Definition:Non-affirmative cyber coverage

⚠️ Non-affirmative cyber coverage — sometimes called silent cyber — refers to the potential for cyber-related losses to be covered under traditional insurance policies that were not explicitly designed to include or exclude cyber perils. A property policy, for instance, may respond to physical damage caused by a cyber attack on industrial control systems, or a general liability policy might be triggered by a data breach that exposes personally identifiable information, even though neither policy was priced or reserved with cyber scenarios in mind. This ambiguity creates unquantified exposure on insurers' balance sheets — risk that is effectively being carried but has not been deliberately underwritten.

⚙️ The mechanics of non-affirmative cyber exposure stem from the broad and sometimes vague language in legacy policy wordings. Traditional policies were drafted in an era when cyber was not a recognized peril, so their insuring agreements, definitions of loss or occurrence, and exclusion clauses often neither explicitly grant nor deny coverage for cyber events. When a claim arises — say, a ransomware attack causes business interruption losses at a manufacturing facility — the question of whether the property or BI policy responds becomes a matter of interpretation, potentially subject to litigation. Recognizing the systemic danger, regulators and market bodies have pushed carriers to "affirmatively" address cyber in all policies: either by adding a clear cyber exclusion or by explicitly granting and pricing the coverage. Lloyd's mandated that all policies in its market include clear cyber language starting in 2020, and the PRA in the UK issued supervisory guidance requiring firms to quantify and manage silent cyber accumulation. Similar regulatory attention has emerged from EIOPA and certain state regulators in the U.S.

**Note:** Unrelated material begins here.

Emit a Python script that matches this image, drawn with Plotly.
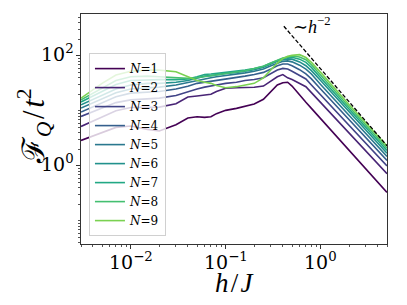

🔎 Resolving non-affirmative cyber exposure ranks among the most consequential risk management challenges the insurance industry has confronted in recent years. The danger is not merely theoretical: major events such as the 2017 NotPetya attack generated billions of dollars in insured losses, much of it falling on property and marine policies that had never contemplated a nation-state cyber operation as a covered peril. If left unaddressed, silent cyber concentrations could produce correlated losses across an insurer's entire book — property, casualty, marine, aviation — from a single systemic event, undermining solvency in ways that catastrophe models historically did not capture. The industry's ongoing migration toward explicit cyber language in all policy forms is steadily shrinking this gray area, but legacy policies still in force, long-tail casualty lines with occurrence-based triggers, and novel attack scenarios ensure that non-affirmative cyber will remain a live issue for reserving, accumulation management, and reinsurance purchasing well into the future.